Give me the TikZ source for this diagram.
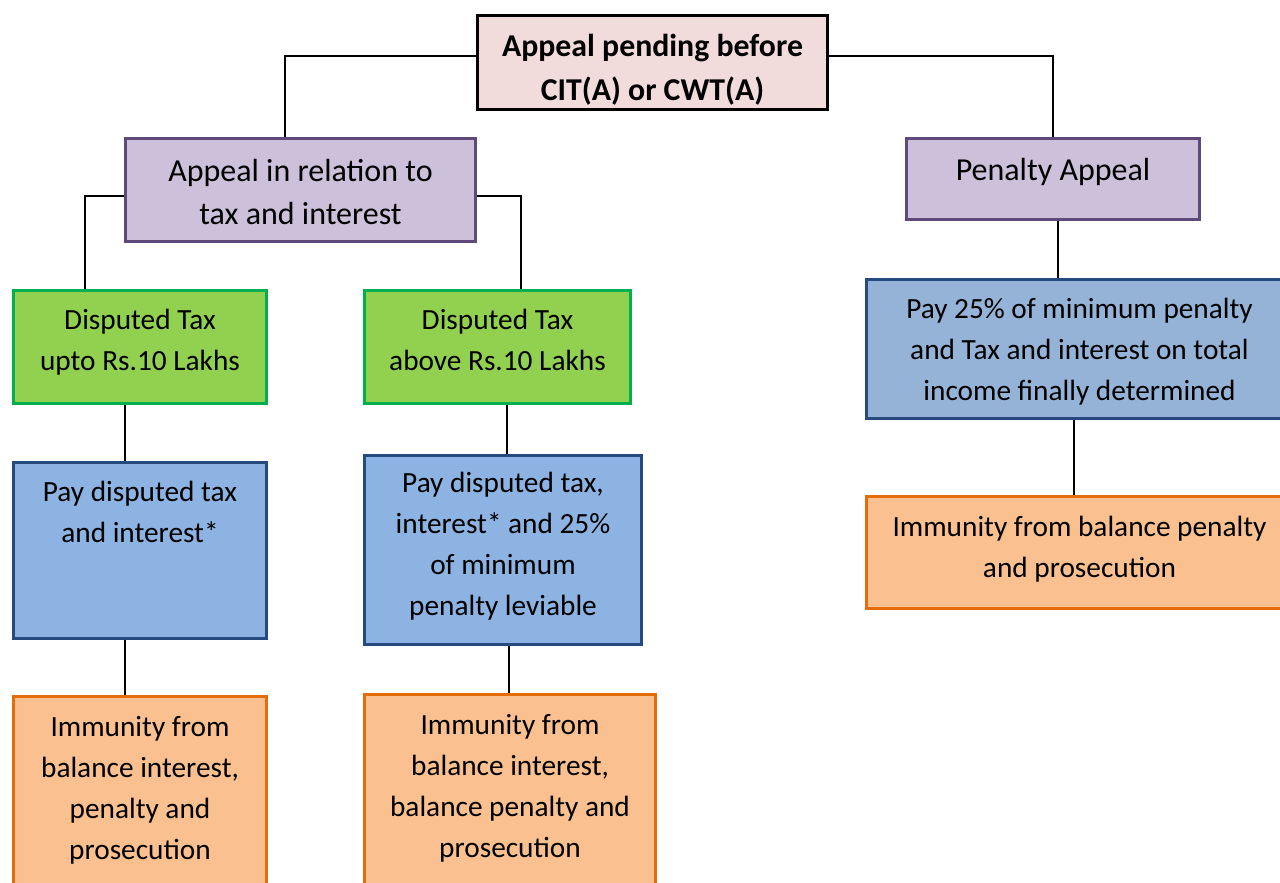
\documentclass[tikz,border=0pt]{standalone}
\usepackage{fontspec}
\setmainfont{Carlito}
\usetikzlibrary{calc}
\definecolor{topfill}{HTML}{F2DCDB}
\definecolor{purfill}{HTML}{CCC0DA}
\definecolor{purdraw}{HTML}{5F497A}
\definecolor{grnfill}{HTML}{92D050}
\definecolor{grndraw}{HTML}{00B050}
\definecolor{bluefill}{HTML}{8DB3E2}
\definecolor{bluefillb}{HTML}{95B3D7}
\definecolor{bluedraw}{HTML}{244A7E}
\definecolor{orgfill}{HTML}{FAC090}
\definecolor{orgdraw}{HTML}{E46C0A}
\begin{document}
\begin{tikzpicture}[x=1pt,y=-1pt,
  box/.style={rectangle, draw, line width=3pt, inner sep=0pt},
  topbox/.style={box, fill=topfill, draw=black, line width=3.5pt},
  purbox/.style={box, fill=purfill, draw=purdraw},
  grnbox/.style={box, fill=grnfill, draw=grndraw},
  bluebox/.style={box, fill=bluefill, draw=bluedraw},
  blueboxb/.style={box, fill=bluefillb, draw=bluedraw},
  orgbox/.style={box, fill=orgfill, draw=orgdraw},
  txt/.style={align=center, inner sep=0pt, font=\fontsize{29.3}{41}\selectfont},
  bigtxt/.style={align=center, inner sep=0pt, font=\fontsize{32}{43}\selectfont},
  boldtxt/.style={align=center, inner sep=0pt, font=\fontsize{31.8}{44}\selectfont\bfseries},
  conn/.style={draw=black, line width=2pt}]
\useasboundingbox (0,0) rectangle (1280,883);
\fill[white] (0,0) rectangle (1280,883);

% boxes
\node[topbox, minimum width=350, minimum height=94] (top) at (652.5,62.5) {};
\node[purbox, minimum width=350, minimum height=103] (app) at (300.5,190) {};
\node[purbox, minimum width=293, minimum height=81] (pen) at (1053,179) {};
\node[grnbox, minimum width=253, minimum height=113] (g1) at (140,347) {};
\node[grnbox, minimum width=266, minimum height=113] (g2) at (497.5,347) {};
\node[bluebox, minimum width=253, minimum height=176] (b1) at (140,550.5) {};
\node[bluebox, minimum width=277, minimum height=189] (b2) at (503,550) {};
\node[blueboxb, minimum width=426, minimum height=139] (b3) at (1079.5,349) {};
\node[orgbox, minimum width=253, minimum height=207] (o1) at (140,800) {};
\node[orgbox, minimum width=291, minimum height=209] (o2) at (510,799) {};
\node[orgbox, minimum width=426, minimum height=112] (o3) at (1079.5,552.5) {};

% texts
\node[boldtxt] (topT) at (652.5,70) {Appeal pending before\\CIT(A) or CWT(A)};
\node[bigtxt] (appT) at (300.5,192) {Appeal in relation to\\tax and interest};
\node[bigtxt] (penT) at (1053,172) {Penalty Appeal};
\node[txt] (g1T) at (140,342.5) {Disputed Tax\\upto Rs.10 Lakhs};
\node[txt] (g2T) at (497.5,340) {Disputed Tax\\above Rs.10 Lakhs};
\node[txt] (b1T) at (140,512) {Pay disputed tax\\and interest*};
\node[txt] (b2T) at (503,546.5) {Pay disputed tax,\\interest* and 25\%\\of minimum\\penalty leviable};
\node[txt] (b3T) at (1079.5,352) {Pay 25\% of minimum penalty\\and Tax and interest on total\\income finally determined};
\node[txt] (o1T) at (140,790) {Immunity from\\balance interest,\\penalty and\\prosecution};
\node[txt] (o2T) at (510,788) {Immunity from\\balance interest,\\balance penalty and\\prosecution};
\node[txt] (o3T) at (1079.5,549.5) {Immunity from balance penalty\\and prosecution};

% connectors
\draw[conn] ([yshift=6.5pt]top.west) -| ([xshift=-15.5pt]app.north);
\draw[conn] ([yshift=6.5pt]top.east) -| (pen.north);
\draw[conn] ([yshift=-6pt]app.west) -| ([xshift=-55pt]g1.north);
\draw[conn] ([yshift=-6pt]app.east) -| ([xshift=23.5pt]g2.north);
\draw[conn] ([xshift=-15pt]g1.south) -- ([xshift=-15pt]g1.south |- b1.north);
\draw[conn] ([xshift=9.5pt]g2.south) -- ([xshift=9.5pt]g2.south |- b2.north);
\draw[conn] ([xshift=-15pt]b1.south) -- ([xshift=-15pt]b1.south |- o1.north);
\draw[conn] ([xshift=6pt]b2.south) -- ([xshift=6pt]b2.south |- o2.north);
\draw[conn] ([xshift=5pt]pen.south) -- ([xshift=5pt]pen.south |- b3.north);
\draw[conn] ([xshift=-5.5pt]b3.south) -- ([xshift=-5.5pt]b3.south |- o3.north);
\end{tikzpicture}
\end{document}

● **WRITTEN REQUEST**
Write out the whole listing again, exactly, with no pictures.

● **FINISHED EXERCISE**
Give me the TikZ source for this diagram.
\documentclass[tikz,border=0pt]{standalone}
\usepackage{fontspec}
\setmainfont{Carlito}
\usetikzlibrary{calc}
\definecolor{topfill}{HTML}{F2DCDB}
\definecolor{purfill}{HTML}{CCC0DA}
\definecolor{purdraw}{HTML}{5F497A}
\definecolor{grnfill}{HTML}{92D050}
\definecolor{grndraw}{HTML}{00B050}
\definecolor{bluefill}{HTML}{8DB3E2}
\definecolor{bluefillb}{HTML}{95B3D7}
\definecolor{bluedraw}{HTML}{244A7E}
\definecolor{orgfill}{HTML}{FAC090}
\definecolor{orgdraw}{HTML}{E46C0A}
\begin{document}
\begin{tikzpicture}[x=1pt,y=-1pt,
  box/.style={rectangle, draw, line width=3pt, inner sep=0pt},
  topbox/.style={box, fill=topfill, draw=black, line width=3.5pt},
  purbox/.style={box, fill=purfill, draw=purdraw},
  grnbox/.style={box, fill=grnfill, draw=grndraw},
  bluebox/.style={box, fill=bluefill, draw=bluedraw},
  blueboxb/.style={box, fill=bluefillb, draw=bluedraw},
  orgbox/.style={box, fill=orgfill, draw=orgdraw},
  txt/.style={align=center, inner sep=0pt, font=\fontsize{29.3}{41}\selectfont},
  bigtxt/.style={align=center, inner sep=0pt, font=\fontsize{32}{43}\selectfont},
  boldtxt/.style={align=center, inner sep=0pt, font=\fontsize{31.8}{44}\selectfont\bfseries},
  conn/.style={draw=black, line width=2pt}]
\useasboundingbox (0,0) rectangle (1280,883);
\fill[white] (0,0) rectangle (1280,883);

% boxes
\node[topbox, minimum width=350, minimum height=94] (top) at (652.5,62.5) {};
\node[purbox, minimum width=350, minimum height=103] (app) at (300.5,190) {};
\node[purbox, minimum width=293, minimum height=81] (pen) at (1053,179) {};
\node[grnbox, minimum width=253, minimum height=113] (g1) at (140,347) {};
\node[grnbox, minimum width=266, minimum height=113] (g2) at (497.5,347) {};
\node[bluebox, minimum width=253, minimum height=176] (b1) at (140,550.5) {};
\node[bluebox, minimum width=277, minimum height=189] (b2) at (503,550) {};
\node[blueboxb, minimum width=426, minimum height=139] (b3) at (1079.5,349) {};
\node[orgbox, minimum width=253, minimum height=207] (o1) at (140,800) {};
\node[orgbox, minimum width=291, minimum height=209] (o2) at (510,799) {};
\node[orgbox, minimum width=426, minimum height=112] (o3) at (1079.5,552.5) {};

% texts
\node[boldtxt] (topT) at (652.5,70) {Appeal pending before\\CIT(A) or CWT(A)};
\node[bigtxt] (appT) at (300.5,192) {Appeal in relation to\\tax and interest};
\node[bigtxt] (penT) at (1053,172) {Penalty Appeal};
\node[txt] (g1T) at (140,342.5) {Disputed Tax\\upto Rs.10 Lakhs};
\node[txt] (g2T) at (497.5,340) {Disputed Tax\\above Rs.10 Lakhs};
\node[txt] (b1T) at (140,512) {Pay disputed tax\\and interest*};
\node[txt] (b2T) at (503,546.5) {Pay disputed tax,\\interest* and 25\%\\of minimum\\penalty leviable};
\node[txt] (b3T) at (1079.5,352) {Pay 25\% of minimum penalty\\and Tax and interest on total\\income finally determined};
\node[txt] (o1T) at (140,790) {Immunity from\\balance interest,\\penalty and\\prosecution};
\node[txt] (o2T) at (510,788) {Immunity from\\balance interest,\\balance penalty and\\prosecution};
\node[txt] (o3T) at (1079.5,549.5) {Immunity from balance penalty\\and prosecution};

% connectors
\draw[conn] ([yshift=6.5pt]top.west) -| ([xshift=-15.5pt]app.north);
\draw[conn] ([yshift=6.5pt]top.east) -| (pen.north);
\draw[conn] ([yshift=-6pt]app.west) -| ([xshift=-55pt]g1.north);
\draw[conn] ([yshift=-6pt]app.east) -| ([xshift=23.5pt]g2.north);
\draw[conn] ([xshift=-15pt]g1.south) -- ([xshift=-15pt]g1.south |- b1.north);
\draw[conn] ([xshift=9.5pt]g2.south) -- ([xshift=9.5pt]g2.south |- b2.north);
\draw[conn] ([xshift=-15pt]b1.south) -- ([xshift=-15pt]b1.south |- o1.north);
\draw[conn] ([xshift=6pt]b2.south) -- ([xshift=6pt]b2.south |- o2.north);
\draw[conn] ([xshift=5pt]pen.south) -- ([xshift=5pt]pen.south |- b3.north);
\draw[conn] ([xshift=-5.5pt]b3.south) -- ([xshift=-5.5pt]b3.south |- o3.north);
\end{tikzpicture}
\end{document}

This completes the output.